Kedungombo mulai ditenggelamkan pada tahun 1989, dari rencana awal tahun 1991. Saat itu banyak warga yang masih bertahan di wilayahnya dan mendapati rumahnya tenggelam dari hari ke hari. Untuk menyelamatkan bagian rumah yang masih bisa digunakan, warga harus menyelam untuk sekedar mengambil atap dan kayu yang masih layak.
Kini, Kedungombo terhampar layaknya tanjung yang indah dengan pemandangan hijau yang memanjakan mata. Tetapi tempat yang indah ini buah dari penderitaan 1661 KK yang terusir dari kampung halamannya. Tepat di pinggir waduk terdapat sebuah masjid bernama Al-Hidayah yang menjadi masjid pertama di dusun Kedungpring. Sebelumnya, semasa Gus Dur dkk mendampingi warga, mereka memiliki langgar kecil untuk tempat beribadah.
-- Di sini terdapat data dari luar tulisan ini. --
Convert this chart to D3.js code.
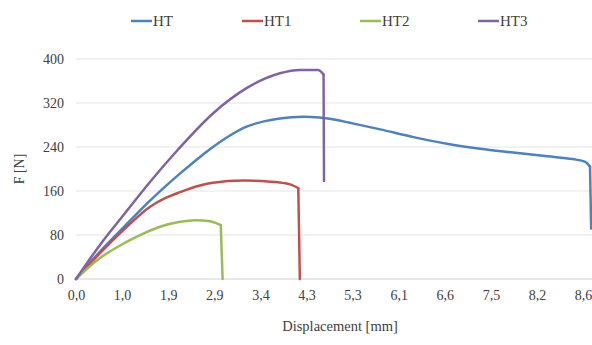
<!DOCTYPE html>
<html>
<head>
<meta charset="utf-8">
<script src="https://cdn.jsdelivr.net/npm/d3@7"></script>
<style>
  body { margin: 0; background: #fff; }
</style>
</head>
<body>
<div id="chart"></div>
<script>
// category labels shown on the x axis (Excel category axis)
const tickValues = [0, 1.0, 1.9, 2.9, 3.4, 4.3, 5.3, 6.1, 6.6, 7.5, 8.2, 8.6];
const tickLabels = ["0,0", "1,0", "1,9", "2,9", "3,4", "4,3", "5,3", "6,1", "6,6", "7,5", "8,2", "8,6"];
const yTicks = [0, 80, 160, 240, 320, 400];
const seriesNames = ["HT", "HT1", "HT2", "HT3"];

// displacement [mm] and force [N]
const htD = [0, 0.52, 1.06, 1.54, 2.16, 2.59, 2.87, 3.07, 3.25, 3.49, 3.78, 4.23, 4.96, 5.24, 5.78, 6.26, 6.64, 7.29, 7.84, 8.29, 8.51, 8.62, 8.66, 8.67];
const htF = [0, 50, 97, 142, 192, 222, 240, 261, 277, 287, 292, 295, 289, 284, 272, 258, 246, 237, 230, 223, 218, 213, 204, 92];

const ht1D = [0, 0.52, 1.06, 1.54, 1.84, 2.16, 2.59, 2.87, 3.21, 3.59, 3.98, 4.14, 4.17];
const ht1F = [0, 47, 92, 131, 147, 158, 170, 175, 179, 177, 172, 165, 0];

const ht2D = [0, 0.52, 1.06, 1.29, 1.74, 2.16, 2.48, 2.81, 2.97, 2.99];
const ht2F = [0, 38, 66, 77, 95, 104, 107, 105, 98, 0];

const ht3D = [0, 0.52, 1.06, 1.54, 2.11, 2.87, 3.25, 3.78, 4.17, 4.55, 4.67, 4.68];
const ht3F = [0, 62, 120, 176, 235, 301, 347, 374, 380, 380, 372, 178];

const colors = ["#4F81BD", "#C0504D", "#9BBB59", "#8064A2"];
const font = "'Liberation Serif'";

const width = 592;
const height = 345;
const margin = { top: 59, right: 0, bottom: 66, left: 76 };
const step = 46.1;

const svg = d3.select("#chart")
    .append("svg")
    .attr("width", width)
    .attr("height", height);

// category axis: each label sits at an equal step
const x = d3.scaleLinear()
    .domain(tickValues)
    .range(tickValues.map((d, i) => margin.left + i * step));

const y = d3.scaleLinear()
    .domain([0, 400])
    .range([height - margin.bottom, margin.top]);

// grid lines
svg.append("g")
    .selectAll("line")
    .data(yTicks)
    .join("line")
        .attr("x1", margin.left)
        .attr("x2", width)
        .attr("y1", d => y(d))
        .attr("y2", d => y(d))
        .attr("stroke", d => d === 0 ? "#d0d0d0" : "#e4e4e4")
        .attr("stroke-width", 1);

function yAxis(g) {
    g.attr("transform", `translate(${margin.left - 12}, 0)`)
        .call(d3.axisLeft(y).tickValues(yTicks).tickSize(0).tickPadding(0))
        .attr("font-size", "14px")
        .call(g => g.select(".domain").remove());
}

function xAxis(g) {
    g.attr("transform", `translate(0, ${y(0) + 11})`)
        .call(d3.axisBottom(x).tickValues(tickValues).tickSize(0).tickPadding(0)
            .tickFormat((d, i) => tickLabels[i]))
        .attr("font-size", "14px")
        .call(g => g.select(".domain").remove());
}

svg.append("g").call(yAxis);
svg.append("g").call(xAxis);
svg.selectAll(".tick text")
    .attr("fill", "#404040")
    .style("font-family", font);

const allSeries = [
    { D: htD, F: htF },
    { D: ht1D, F: ht1F },
    { D: ht2D, F: ht2F },
    { D: ht3D, F: ht3F }
];

const smooth = d3.line()
    .x(d => x(d[0]))
    .y(d => y(d[1]))
    .curve(d3.curveMonotoneX);
const straight = d3.line()
    .x(d => x(d[0]))
    .y(d => y(d[1]));

allSeries.forEach((s, i) => {
    const pts = s.D.map((d, k) => [d, s.F[k]]);
    const g = svg.append("g")
        .attr("fill", "none")
        .attr("stroke", colors[i])
        .attr("stroke-width", 2.5)
        .attr("stroke-linejoin", "round")
        .attr("stroke-linecap", "round");
    g.append("path").attr("d", smooth(pts.slice(0, -1)));
    g.append("path").attr("d", straight(pts.slice(-2)));//final drop
});

// legend
const legendX = [131, 242, 360, 478];
const legend = svg.append("g")
    .selectAll("g")
    .data(seriesNames)
    .join("g")
        .attr("transform", (d, i) => `translate(${legendX[i]}, 21)`);
legend.append("line")
    .attr("x1", 0).attr("x2", 21)
    .attr("stroke", (d, i) => colors[i])
    .attr("stroke-width", 2.5);
legend.append("text")
    .attr("x", 22)
    .attr("dy", "0.35em")
    .attr("font-size", "15px")
    .attr("fill", "#404040")
    .style("font-family", font)
    .text(d => d);

// axis titles
svg.append("text")
    .attr("transform", `translate(24, ${y(200)}) rotate(-90)`)
    .attr("text-anchor", "middle")
    .attr("font-size", "14px")
    .attr("fill", "#404040")
    .style("font-family", font)
    .text("F [N]");

svg.append("text")
    .attr("x", 340)
    .attr("y", 326)
    .attr("text-anchor", "middle")
    .attr("dy", "0.35em")
    .attr("font-size", "14.5px")
    .attr("fill", "#404040")
    .style("font-family", font)
    .text("Displacement [mm]");
</script>
</body>
</html>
Warga mengakui, sebelum kedatangan Gus Dur dan tokoh lainnya, warga tidak begitu mengenal agama. Apapun agama yang masuk di kampung tersebut akan menjadi agama mayoritas di sana. Namun itu bukan karena mereka komunis, akan tetapi karena belum ada orang yang mengajari mereka. Tidak hanya agama, partai politik pun diperlakukan serupa. Apapun partainya selama berbuat baik kepada warga, ya diterima.
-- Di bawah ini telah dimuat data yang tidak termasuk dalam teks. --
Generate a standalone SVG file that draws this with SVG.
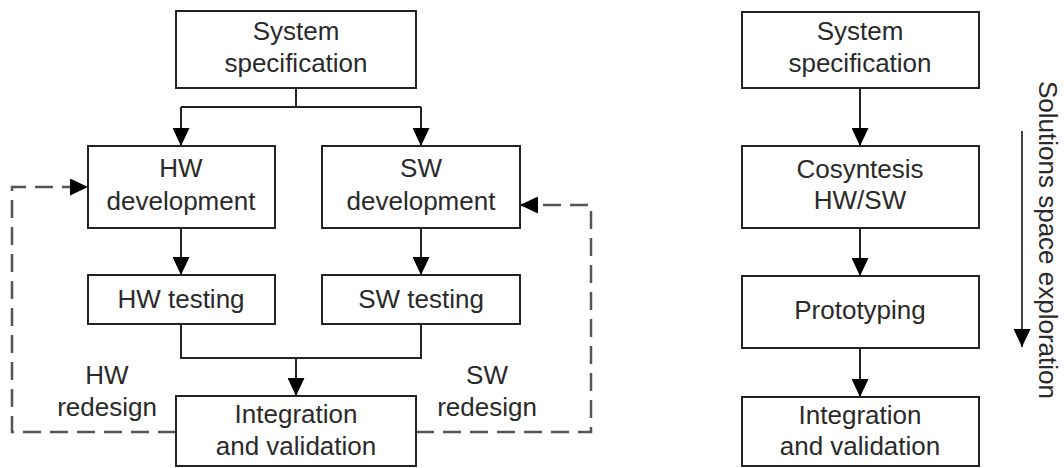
<svg xmlns="http://www.w3.org/2000/svg" width="1064" height="468" viewBox="0 0 1064 468">
<style>
.box{fill:#fff;stroke:#222;stroke-width:2}
.t{font-family:"Liberation Sans",Arial,sans-serif;font-size:26px;fill:#2a2a2a;text-anchor:middle}
.ln{fill:none;stroke:#222;stroke-width:2}
.ds{fill:none;stroke:#555;stroke-width:2.5;stroke-dasharray:18 9}
</style>
<defs>
<marker id="ah" markerUnits="userSpaceOnUse" markerWidth="18" markerHeight="17" refX="18" refY="8.5" orient="auto">
<path d="M0,0 L18,8.5 L0,17 z" fill="#000"/>
</marker>
</defs>
<g id="connectors">
<path class="ln" d="M296,88 V107 M181,107 H421"/>
<path class="ln" d="M181,107 V146" marker-end="url(#ah)"/>
<path class="ln" d="M421,107 V146" marker-end="url(#ah)"/>
<path class="ln" d="M181,228 V275" marker-end="url(#ah)"/>
<path class="ln" d="M421,228 V275" marker-end="url(#ah)"/>
<path class="ln" d="M181,324 V358 H421 V324"/>
<path class="ln" d="M296,358 V396" marker-end="url(#ah)"/>
<path class="ds" d="M176,432 H12 V187 H88" marker-end="url(#ah)"/>
<path class="ds" d="M416,432 H591 V205 H520" marker-end="url(#ah)"/>
<path class="ln" d="M860,88 V146" marker-end="url(#ah)"/>
<path class="ln" d="M860,228 V276" marker-end="url(#ah)"/>
<path class="ln" d="M860,348 V397" marker-end="url(#ah)"/>
<path d="M1022,131 V347" stroke="#444" stroke-width="2" fill="none" marker-end="url(#ah)"/>
</g>
<g id="sysspec-left"><rect class="box" x="176" y="11" width="240" height="77"/><text class="t" x="296" y="40">System</text><text class="t" x="296" y="72">specification</text></g>
<g id="hw-dev"><rect class="box" x="88" y="146" width="187" height="82"/><text class="t" x="181" y="177">HW</text><text class="t" x="181" y="210">development</text></g>
<g id="sw-dev"><rect class="box" x="322" y="146" width="198" height="82"/><text class="t" x="421" y="177">SW</text><text class="t" x="421" y="210">development</text></g>
<g id="hw-test"><rect class="box" x="88" y="275" width="187" height="49"/><text class="t" x="181" y="308">HW testing</text></g>
<g id="sw-test"><rect class="box" x="322" y="275" width="198" height="49"/><text class="t" x="421" y="308">SW testing</text></g>
<g id="integ-left"><rect class="box" x="176" y="396" width="240" height="70"/><text class="t" x="296" y="423">Integration</text><text class="t" x="296" y="455">and validation</text></g>
<g id="hw-redesign"><text class="t" x="107" y="384">HW</text><text class="t" x="107" y="416">redesign</text></g>
<g id="sw-redesign"><text class="t" x="487" y="384">SW</text><text class="t" x="487" y="416">redesign</text></g>
<g id="sysspec-right"><rect class="box" x="742" y="12" width="237" height="76"/><text class="t" x="860" y="40">System</text><text class="t" x="860" y="72">specification</text></g>
<g id="cosyn"><rect class="box" x="742" y="146" width="237" height="82"/><text class="t" x="860" y="178">Cosyntesis</text><text class="t" x="860" y="209">HW/SW</text></g>
<g id="proto"><rect class="box" x="742" y="276" width="237" height="72"/><text class="t" x="860" y="319">Prototyping</text></g>
<g id="integ-right"><rect class="box" x="742" y="397" width="237" height="69"/><text class="t" x="860" y="424">Integration</text><text class="t" x="860" y="455">and validation</text></g>
<g id="exploration"><text class="t" transform="translate(1039,240) rotate(90)">Solutions space exploration</text></g>
</svg>
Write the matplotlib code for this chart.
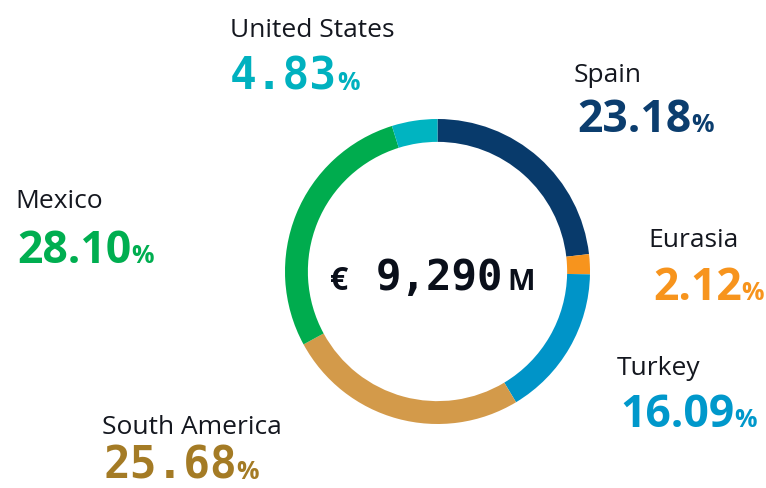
import matplotlib
matplotlib.use("Agg")
import matplotlib.pyplot as plt

regions = ["Spain", "Eurasia", "Turkey", "South America", "Mexico", "United States"]
shares = [23.18, 2.12, 16.09, 25.68, 28.10, 4.83]
ring_colors = ["#083a6b", "#f7941d", "#0094c8", "#d39a4a", "#00ac4e", "#00b4c1"]
text_colors = ["#0b3d6e", "#f7941d", "#0098cb", "#a47b25", "#00ae50", "#00b1bf"]
total_label = "9,290"

W, H = 766, 489
fig = plt.figure(figsize=(W / 100, H / 100), dpi=100)

# donut, centre at (437.5, 272.5) px from top-left, outer radius 152.5 px
cx, cy, r = 437.5, H - 272.5, 152.5
ax = fig.add_axes([(cx - r) / W, (cy - r) / H, 2 * r / W, 2 * r / H])
ax.pie(shares, colors=ring_colors, startangle=90, counterclock=False,
       radius=1, wedgeprops=dict(width=0.15, linewidth=0))
ax.set_xlim(-1, 1)
ax.set_ylim(-1, 1)
ax.set_aspect("equal")
ax.axis("off")

label_font = "Open Sans"
label_color = "#14171f"

# (label x, label baseline, number x, number baseline, mono digits?)
spots = {
    "Spain": (574, 82, 577, 132, False),
    "Eurasia": (648, 247, 653, 300, False),
    "Turkey": (617, 375, 620, 427, False),
    "South America": (102, 434, 103, 479, True),
    "Mexico": (15, 208, 17, 263, False),
    "United States": (230, 37, 230, 90, True),
}

def px(x, y):
    return x / W, 1 - y / H

numbers = []
for name, val, col in zip(regions, shares, text_colors):
    lx, ly, nx, ny, mono = spots[name]
    fig.text(*px(lx, ly), name, fontsize=19, family=label_font,
             color=label_color, va="baseline", ha="left")
    if mono:
        t = fig.text(*px(nx, ny), f"{val:.2f}", fontsize=32, weight="bold",
                     family="DejaVu Sans Mono", color=col, va="baseline")
    else:
        t = fig.text(*px(nx, ny), f"{val:.2f}", fontsize=32, weight="bold",
                     family=label_font, color=col, va="baseline")
    numbers.append((t, ny, col))

# centre total
fig.text(*px(330, 290), "€", fontsize=23, weight="bold", family=label_font,
         color="#0a0f1a", va="baseline")
tot = fig.text(*px(376, 290), total_label, fontsize=30.5, weight="bold",
               family="DejaVu Sans Mono", color="#0a0f1a", va="baseline")

fig.canvas.draw()
rend = fig.canvas.get_renderer()
for t, ny, col in numbers:
    bb = t.get_window_extent(rend)
    fig.text(bb.x1 / W, 1 - ny / H, "%", fontsize=18, weight="bold",
             family=label_font, color=col, va="baseline")
bb = tot.get_window_extent(rend)
fig.text((bb.x1 + 4) / W, 1 - 290 / H, "M", fontsize=21, weight="bold",
         family=label_font, color="#0a0f1a", va="baseline")

fig.savefig("out.png", dpi=100, facecolor="white")
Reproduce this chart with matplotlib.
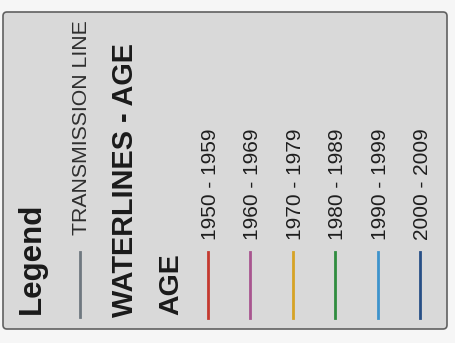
import matplotlib.pyplot as plt
from matplotlib.patches import FancyBboxPatch

plt.rcParams['font.family'] = ['Liberation Sans', 'DejaVu Sans']

# legend contents
titulo = "Legend"
linea_transmision = "TRANSMISSION LINE"
color_transmision = "#6f7880"
subtitulo = "WATERLINES - AGE"
encabezado = "AGE"
rangos = ["1950 - 1959", "1960 - 1969", "1970 - 1979",
          "1980 - 1989", "1990 - 1999", "2000 - 2009"]
colores = ["#c4392f", "#a8558f", "#d6a326", "#2f8c3f", "#3d93cc", "#274f86"]

fig = plt.figure(figsize=(4.56, 3.43), dpi=100)
fig.patch.set_facecolor("#f6f6f6")
ax = fig.add_axes([0, 0, 1, 1])
ax.set_xlim(0, 456)
ax.set_ylim(343, 0)
ax.axis("off")

# caja de la leyenda
caja = FancyBboxPatch((3, 12), 444, 317, boxstyle="round,pad=0,rounding_size=4",
                      facecolor="#d9d9d9", edgecolor="#606060", linewidth=1.2)
ax.add_patch(caja)

def texto(x, y, s, size, bold=False, color="#1a1a1a"):
    ax.text(x, y, s, rotation=90, rotation_mode="anchor", ha="left", va="baseline",
            fontsize=size, fontweight="bold" if bold else "normal", color=color)

texto(40, 314, titulo, 22.5, bold=True)

ax.plot([80, 80], [252, 317], color=color_transmision, linewidth=2)
texto(87, 235, linea_transmision, 15.3, color="#2e2e2e")

texto(133, 317, subtitulo, 20.8, bold=True)
texto(178, 315, encabezado, 20.5, bold=True)

x0, paso = 208, 42.4
for i, (r, c) in enumerate(zip(rangos, colores)):
    x = x0 + i * paso
    ax.plot([x, x], [252, 318], color=c, linewidth=2)
    texto(x + 8, 240, r, 15, color="#1e1e1e")

plt.savefig("out.png", dpi=100, facecolor=fig.get_facecolor())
Gus Dur pun mengenalkan Islam pada warga. Islam yang mengakomodir, bukan Islam yang suka bilang kafir. Islam yang bisa ramah pada adat, bukan Islam yang suka mengatakan bid’ah dan khurafat. Para pendeta dan pastor yang turut mendampingi warga pun turut membantu pembuatan tempat ibadah dan mendatangkan guru ngaji tanpa mementingkan tugas misi agama masing-masing.
“Alhamdulillah, mas, sekarang beberapa anak kami sudah pernah nyantri. Jadi ada yang azan di setiap waktu salat tiba,” ujar salah seorang warga. “Tapi sekarang kebetulan yang khutbah sedang tidak ada di sini. Masnya yang khutbah, ya?” sambungnya meminta. Kebetulan waktu itu hari Jumat. Walhasil, salah seorang rekan saya menjadi mu’azin, dan satunya lagi berperan sebagai khatib dan imam. Saya tidak bisa membayangkan bagaimana salat Jumat itu biasanya dilaksanakan karena jemaah yang terdiri dari 30-an orang, hampir separuhnya adalah perempuan.
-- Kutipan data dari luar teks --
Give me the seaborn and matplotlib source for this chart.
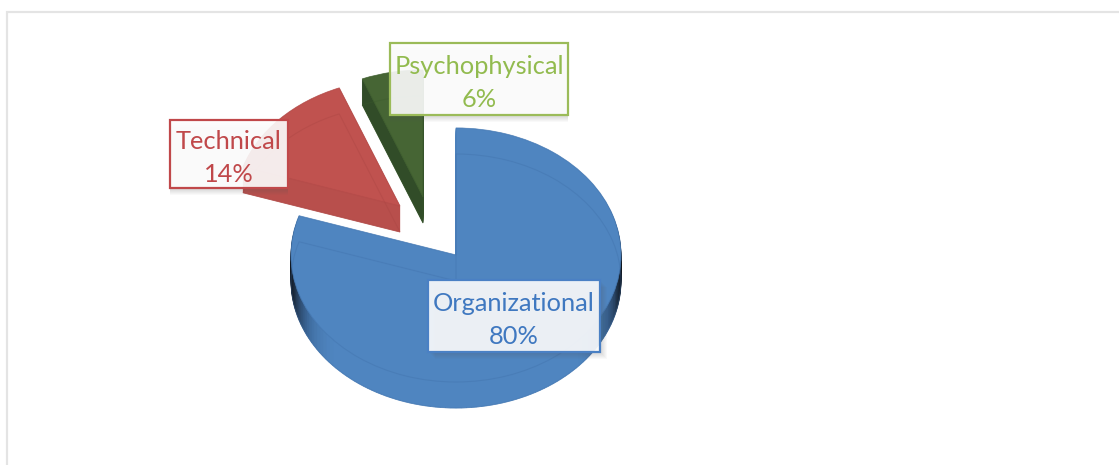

Di perjalanan pulang saya berbincang dengan rombongan mengenai sahnya salat Jumat yang baru kami laksanakan. “Menurut Syafi’i, minimal jemaah adalah 40 warga setempat yang baligh,” ujar seseorang. “Ya, di mazhab yang lain ada yang membolehkan tiga orang,” kata yang lain menanggapi. “Halah, di kondisi seperti ini, mazhab tidak berlaku. Sudah mau salat saja, alhamdulillah,” seloroh teman yang lain.
Kami pun menembus medan terjal dengan perasaan getir. “Kenapa komunis begitu mudah digunakan sebagai alat gebuk bagi mereka yang menuntut keadilan?”. Sesekali mobil kami meraung-raung karena batu yang dipijak roda mobil terlepas dari tanah. Tak jarang mobil mundur di tanjakan karena hal serupa. Ini tahun 2017, zaman di mana benua Antartika bisa dilihat dari sudut kamar. Bagaimana dengan tahun 1990, waktu di mana Gus Dur dan lainnya ke sana? Wallahua’lam.